There are many companies touting the concept of “Earned Value Management Lite” or “EVM Lite” often suggesting that you only need to meet the intent of only 10 or so of the 32 EIA 748 standard guidelines. While this is welcome news to some organizations that are new to Earned Value (EV) and have just won a government contract with an Earned Value Management System (EVMS) as a requirement, it may not be the best way to go.
For large, complex, long-term projects, it is widely accepted that EVM is the most thorough way of performing project management. But this is not where EVM Lite is typically being proposed. It’s targeted at the smaller organizations that have not practiced EVM before, are considered low maturity in terms of project management and that have just won a government contract. These may be Biotech companies, smaller defense contractors or high tech companies.
The EVM guidelines are a set of criteria to which project management systems must address, but they are not a set of rigid rules or requirements. Unfortunately, some companies make them rigid through an improper implementation; ironically, this is often in an attempt to save on implementation costs.
So, any “Lite” version of EVM should come from how the 32 guidelines are applied and implemented, and not by reducing the ones we use to 10 or some other number less than the 32. It simply becomes a matter of how rigorously they are applied.
Any contract requiring full compliance to a validated EVMS, must have the full application and intent of the 32 guidelines implemented. We may call this EVM ‘heavy’.
Contracts that do not require full compliance, or if EVM were self-imposed, then a less rigid application of all 32 guidelines would be employed. Granted some of the 32 guidelines may not be applicable, e.g. those related to material or subcontractor management or indirect costs, so they would be ignored, not because we choose not to follow them, but because they do not apply to the environment.
Example of Earned Value Management Lite
One of the primary areas where EVM could be “Lite” is the level of the Work Breakdown Structure (WBS) that drives the detail planning. Perhaps level 2 or 3 would suffice. Perhaps only 10-20 Control Accounts are needed. Perhaps the Control Account Manager (CAM) responsibility is at a higher level in the organization structure.

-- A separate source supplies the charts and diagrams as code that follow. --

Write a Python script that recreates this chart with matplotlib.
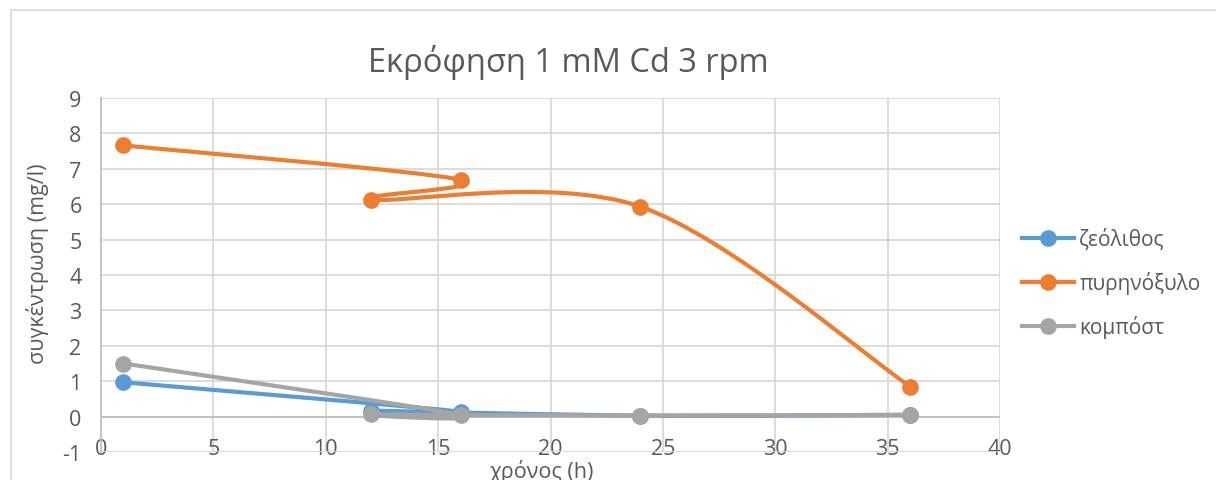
import numpy as np
import matplotlib.pyplot as plt
from matplotlib.path import Path
from matplotlib.patches import PathPatch, Rectangle
from matplotlib.lines import Line2D

plt.rcParams['font.family'] = ['Open Sans', 'DejaVu Sans']
plt.rcParams['axes.unicode_minus'] = False

# Δεδομένα (χρόνος σε h, συγκέντρωση σε mg/l)
x_vals = [1, 16, 12, 24, 36]
zeolithos = [0.97, 0.14, 0.17, 0.03, 0.05]
pyrinoxylo = [7.66, 6.69, 6.13, 5.93, 0.85]
kompost = [1.50, 0.05, 0.06, 0.03, 0.05]

series_names = ['ζεόλιθος', 'πυρηνόξυλο', 'κομπόστ']
colors = ['#5B9BD5', '#ED7D31', '#A5A5A5']

title = 'Εκρόφηση 1 mM Cd 3 rpm'
xlabel = 'χρόνος (h)'
ylabel = 'συγκέντρωση (mg/l)'
xticks = [0, 5, 10, 15, 20, 25, 30, 35, 40]
yticks = [-1, 0, 1, 2, 3, 4, 5, 6, 7, 8, 9]

txt_color = '#595959'
grid_color = '#D9D9D9'


def smooth_path(xs, ys):
    # καμπύλη Bezier τύπου Excel (Catmull-Rom, 1/6)
    p = np.column_stack([xs, ys]).astype(float)
    n = len(p)
    verts = [p[0]]
    codes = [Path.MOVETO]
    for i in range(n - 1):
        p_prev = p[i - 1] if i > 0 else p[i]
        p_next = p[i + 2] if i + 2 < n else p[i + 1]
        c1 = p[i] + (p[i + 1] - p_prev) / 6
        c2 = p[i + 1] - (p_next - p[i]) / 6
        verts += [c1, c2, p[i + 1]]
        codes += [Path.CURVE4] * 3
    return Path(verts, codes)


fig = plt.figure(figsize=(12.16, 4.81), dpi=100)
ax = fig.add_axes([101 / 1216, 1 - 453 / 481, 899 / 1216, 354 / 481])

# πλαίσιο γραφήματος
fig.patches.append(Rectangle((11 / 1216, -0.1), 1.2, 1 - 11 / 481 + 0.1,
                             transform=fig.transFigure, fill=False,
                             edgecolor='#D9D9D9', linewidth=1.2))

ax.set_xlim(0, 40)
ax.set_ylim(-1, 9)
ax.set_xticks(xticks)
ax.set_yticks(yticks)
ax.grid(True, color=grid_color, linewidth=1.3)
ax.set_axisbelow(True)
for s in ['top', 'right', 'bottom']:
    ax.spines[s].set_visible(False)
ax.spines['left'].set_color('#BFBFBF')
ax.spines['left'].set_linewidth(1.3)
ax.axhline(0, color='#BFBFBF', linewidth=1.3, zorder=1)

ax.tick_params(axis='both', length=0, labelsize=15.5, labelcolor=txt_color)
ax.tick_params(axis='x', pad=-10)
ax.tick_params(axis='y', pad=14)

for vals, col, z in zip([zeolithos, pyrinoxylo, kompost], colors, [3, 4, 5]):
    ax.add_patch(PathPatch(smooth_path(x_vals, vals), facecolor='none',
                           edgecolor=col, linewidth=3, capstyle='round',
                           joinstyle='round', zorder=z))
    ax.plot(x_vals, vals, linestyle='none', marker='o', markersize=11,
            color=col, zorder=z, clip_on=False)

fig.text(0.467, 1 - 62 / 481, title, ha='center', va='center',
         fontsize=23.5, color=txt_color)
fig.text(38 / 1216, 1 - 264 / 481, ylabel, rotation=90, ha='center',
         va='center', fontsize=15.5, color=txt_color)
fig.text(541 / 1216, 1 - 472 / 481, xlabel, ha='center', va='center',
         fontsize=15.5, color=txt_color)

handles = [Line2D([], [], color=c, linewidth=3, marker='o', markersize=11)
           for c in colors]
fig.legend(handles, series_names, loc='center left',
           bbox_to_anchor=(1022 / 1216, 1 - 284 / 481), frameon=False,
           borderpad=0, borderaxespad=0, handlelength=2.5,
           handletextpad=0.25, labelspacing=1.0, fontsize=15,
           labelcolor=txt_color)

fig.savefig('out.png', dpi=100)
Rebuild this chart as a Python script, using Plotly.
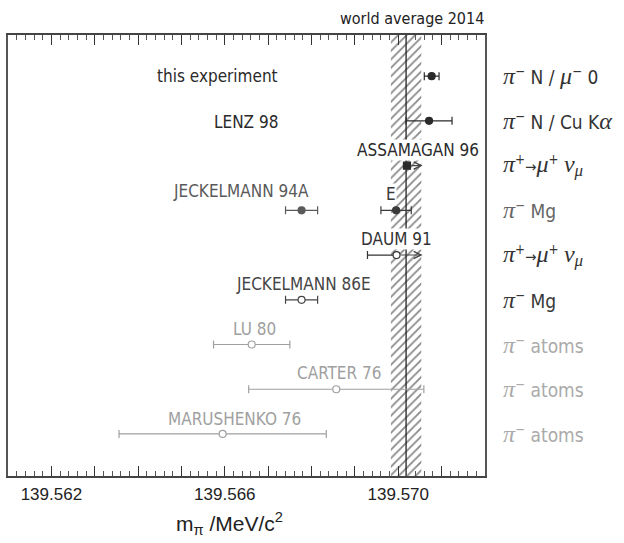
import plotly.graph_objects as go

# ---------------- data ----------------
experiments = ["this experiment", "LENZ 98", "ASSAMAGAN 96", "JECKELMANN 94A", "E",
               "DAUM 91", "JECKELMANN 86E", "LU 80", "CARTER 76", "MARUSHENKO 76"]
row_index = [0, 1, 2, 3, 3, 4, 5, 6, 7, 8]
mass = [139.57077, 139.57071, 139.57020, 139.56777, 139.56995,
        139.56996, 139.56777, 139.56662, 139.56857, 139.56595]
err_minus = [0.00017, 0.00053, 0.0, 0.00037, 0.00035,
             0.00067, 0.00037, 0.00088, 0.00202, 0.00239]
err_plus = [0.00017, 0.00053, 0.0, 0.00037, 0.00035,
            0.0, 0.00037, 0.00088, 0.00202, 0.00239]
arrow_to = [None, None, 139.57056, None, None, 139.57056, None, None, None, None]
filled = [True, True, True, True, True, False, False, False, False, False]

methods = ["π⁻ N / μ⁻ 0", "π⁻ N / Cu Kα", "π⁺→μ⁺ν_μ", "π⁻ Mg", "π⁺→μ⁺ν_μ",
           "π⁻ Mg", "π⁻ atoms", "π⁻ atoms", "π⁻ atoms"]

world_avg = 139.57018
world_err = 0.00035

tick_labels = ["139.562", "139.566", "139.570"]

# ---------------- styling / layout ----------------
X_RANGE = [139.561, 139.572]
Y_RANGE = [8.94, -0.92]
NARROW = "Liberation Sans Narrow, DejaVu Sans Condensed, Arial Narrow, sans-serif"
SANS = "Liberation Sans, Arial, sans-serif"
SERIF_I = "font-family:Liberation Serif, Times New Roman, serif;font-style:italic;font-size:24px"

exp_colors = ["#2a2a2a", "#2a2a2a", "#2a2a2a", "#5a5a5a", "#3a3a3a",
              "#333333", "#454545", "#a0a0a0", "#a0a0a0", "#a0a0a0"]
symbols = ["circle", "circle", "square", "circle", "circle",
           "circle", "circle", "circle", "circle", "circle"]
label_x = [139.56582, 139.56649, 139.57045, 139.56637, 139.56983,
           139.56996, 139.56782, 139.56669, 139.56863, 139.56623]
label_yshift = [0, -1, 16, 19, 16, 16, 16, 16, 16, 15]
label_bg = [None, None, "white", None, "white", "white", None, None, None, None]

method_colors = ["#333333", "#333333", "#333333", "#666666", "#333333",
                 "#383838", "#aaaaaa", "#aaaaaa", "#aaaaaa"]


def method_html(m):
    pi = f"<span style='{SERIF_I}'>π</span>"
    mu = f"<span style='{SERIF_I}'>μ</span>"
    nu = f"<span style='{SERIF_I}'>ν</span>"
    mus = "<span style='font-family:Liberation Serif, serif;font-style:italic;font-size:17px'>μ</span>"
    if m.startswith("π⁺"):
        return f"{pi}<sup>+</sup><span style='font-size:15px'>→</span>{mu}<sup>+</sup> {nu}<sub>{mus}</sub>"
    rest = m[2:]
    rest = rest.replace("μ⁻", f"{mu}<sup>−</sup>").replace("Kα", f"K<span style='{SERIF_I}'>α</span>")
    return f"{pi}<sup>−</sup>{rest}"


fig = go.Figure()

# hatched world-average band
lo, hi = world_avg - world_err, world_avg + world_err
fig.add_trace(go.Scatter(
    x=[lo, hi, hi, lo, lo], y=[Y_RANGE[1], Y_RANGE[1], Y_RANGE[0], Y_RANGE[0], Y_RANGE[1]],
    mode="lines", line=dict(width=0, color="rgba(0,0,0,0)"),
    fill="toself", fillcolor="white",
    fillpattern=dict(shape="/", size=6, solidity=0.3, fgcolor="#111111", bgcolor="white"),
    hoverinfo="skip", showlegend=False))
fig.add_trace(go.Scatter(
    x=[world_avg, world_avg], y=[Y_RANGE[1], Y_RANGE[0]], mode="lines",
    line=dict(color="#222222", width=1.3), hoverinfo="skip", showlegend=False))

# measurements
for i, name in enumerate(experiments):
    c = exp_colors[i]
    has_err = err_minus[i] > 0 or err_plus[i] > 0
    fig.add_trace(go.Scatter(
        x=[mass[i]], y=[row_index[i]], mode="markers", name=name,
        marker=dict(symbol=symbols[i], size=7,
                    color=c if filled[i] else "white",
                    line=dict(color=c, width=1.2)),
        error_x=dict(type="data", symmetric=False, array=[err_plus[i]],
                     arrayminus=[err_minus[i]], color=c, thickness=1.2, width=4,
                     visible=has_err),
        showlegend=False))

annotations = []
# arrows for the pi+ -> mu+ nu limits
for i, end in enumerate(arrow_to):
    if end is None:
        continue
    annotations.append(dict(
        x=end, y=row_index[i], xref="x", yref="y", ax=mass[i], ay=row_index[i],
        axref="x", ayref="y", text="", showarrow=True, arrowhead=5, arrowsize=1.3,
        arrowwidth=1.1, arrowcolor="#444444", standoff=0, startstandoff=3))

# experiment labels
for i, name in enumerate(experiments):
    a = dict(x=label_x[i], y=row_index[i], xref="x", yref="y", text=name,
             showarrow=False, yshift=label_yshift[i], xanchor="center", yanchor="middle",
             font=dict(family=NARROW, size=17, color=exp_colors[i]), borderpad=0)
    if label_bg[i]:
        a["bgcolor"] = label_bg[i]
    annotations.append(a)

# method labels on the right
for r, m in enumerate(methods):
    annotations.append(dict(
        x=1, y=r, xref="paper", yref="y", xshift=16, xanchor="left", yanchor="middle",
        text=method_html(m), showarrow=False,
        font=dict(family=NARROW, size=19, color=method_colors[r])))

annotations.append(dict(
    x=0.847, y=1, xref="paper", yref="paper", yshift=17, xanchor="center", yanchor="middle",
    text="world average 2014", showarrow=False,
    font=dict(family=NARROW, size=16, color="#222222")))
annotations.append(dict(
    x=0.465, y=0, xref="paper", yref="paper", yshift=-47, xanchor="center", yanchor="middle",
    text="m<sub>π</sub> /MeV/c<sup>2</sup>", showarrow=False,
    font=dict(family=SANS, size=21, color="#222222")))

major_ticks = [round(X_RANGE[0] + 0.001 * k, 3) for k in range(12)]
major_text = [f"{v:.3f}" if f"{v:.3f}" in tick_labels else "" for v in major_ticks]

fig.update_layout(
    width=624, height=543, margin=dict(l=8, r=139, t=35, b=67),
    paper_bgcolor="white", plot_bgcolor="white",
    annotations=annotations,
    xaxis=dict(range=X_RANGE, tickmode="array", tickvals=major_ticks, ticktext=major_text,
               ticks="inside", ticklen=10, tickwidth=1.2, tickcolor="#333333",
               minor=dict(dtick=0.0002, tick0=139.56, ticks="inside", ticklen=5,
                          tickwidth=1, tickcolor="#555555"),
               showline=True, linecolor="#444444", linewidth=1.5, mirror="allticks",
               showgrid=False, zeroline=False, ticklabelstandoff=2,
               tickfont=dict(family=SANS, size=17, color="#222222")),
    yaxis=dict(range=Y_RANGE, showticklabels=False, ticks="", showgrid=False,
               zeroline=False, showline=True, linecolor="#555555", linewidth=1.8,
               mirror=True),
)

fig.write_html("out.html", config={"displayModeBar": False},
               post_script="document.body.style.margin='0px';document.body.style.padding='0px';")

Other considerations could be
- The reporting periods could be quarterly vs. monthly.
- The actual costs could be collected at the Control Accounts level rather than the Work Package level.
- The reporting requirements would consist of internal management reports only and at a higher level.
- The work authorization process would be at a higher level with minimal paperwork.
- The baseline change process would be less rigorous and allow the Control Account Manager (CAM) more freedom to adjust to-go plans outside a less rigorous planning window.
Notice all of these examples do not eliminate the need to meet the intent of the 32 guidelines (all of them), but rather the manner in which each is deployed. However they are deployed, there still must be sound discipline in the EVMS or else why do it at all. Don’t diminish the value of EVM by employing only 10 of the guidelines. Rather customize all of the 32 guidelines to meet your company project management objectives.
Example:
A company has a $1M internal project that will take a year to execute. The Work Breakdown Structure (WBS) may only go two levels with perhaps only four level two elements. Each level two may only have three control accounts. We may have one Control Account Manager (CAM) for each level two with their three Control Accounts. Or you could even have the Project Manager as the only CAM for all 12 Control Accounts.
The CAM develops Work Packages and may have a Planning Package for the effort following a key management decision milestone that occurs 6 months out. The CAM plans what resources will work on the Work Packages. We may have a full-up labor rate because we don’t need to breakout Overhead and G&A costs. This project could be built down to the resource planning in Deltek Cobra or MPM in an hour. We could manually keep a simple Microsoft Project schedule and Cobra/MPM plan in sync because we are talking about so few activities and Work Packages.
Monthly status would take less than an hour with only a few Work Packages open at any time. Since we probably only have a few charge numbers, you could manually enter actual costs into an Earned Value Management tool in a few minutes. Run a couple of performance reports and any variances could easily be recognized and explained. No formal customer reporting means no time consuming month-end cycles. We would maintain an updated Estimate To Complete by entering any updates needed to reflect your forecast of future performance.
Management reporting could consist of one or two charts, showing Schedule Variance (SV), Cost Variance (CV), Variance At Complete (VAC), Cost Performance Index (CPI), Schedule Performance Index (SPI), To Complete Cost Performance Index (TCPI), % complete, and an updated forecast of schedule and cost. All of this comes straight out of the tools.
None of the above ignores any of the principles of the EVM guidelines, but applies them in a flexible, reasonable manner and you still realize the full benefits of an EVM project management system.
Summary
If you look at the 32 guidelines, there isn’t a single one that shouldn’t be an integral part of any good management practice. There’s much more that could be discussed here, but the point is to attempt to define “Earned Value Management Lite” beyond the marketing hype.
Interesting Background Note
The EIA 748’s 32 criteria fell out of an effort in the 1990’s to take the C\SCSC’s 35 criteria and trim it down to make EVM more palatable as a ‘best practice’ process for private industry. The thought leaders worked on this for two years and managed to reduce it by only three criteria.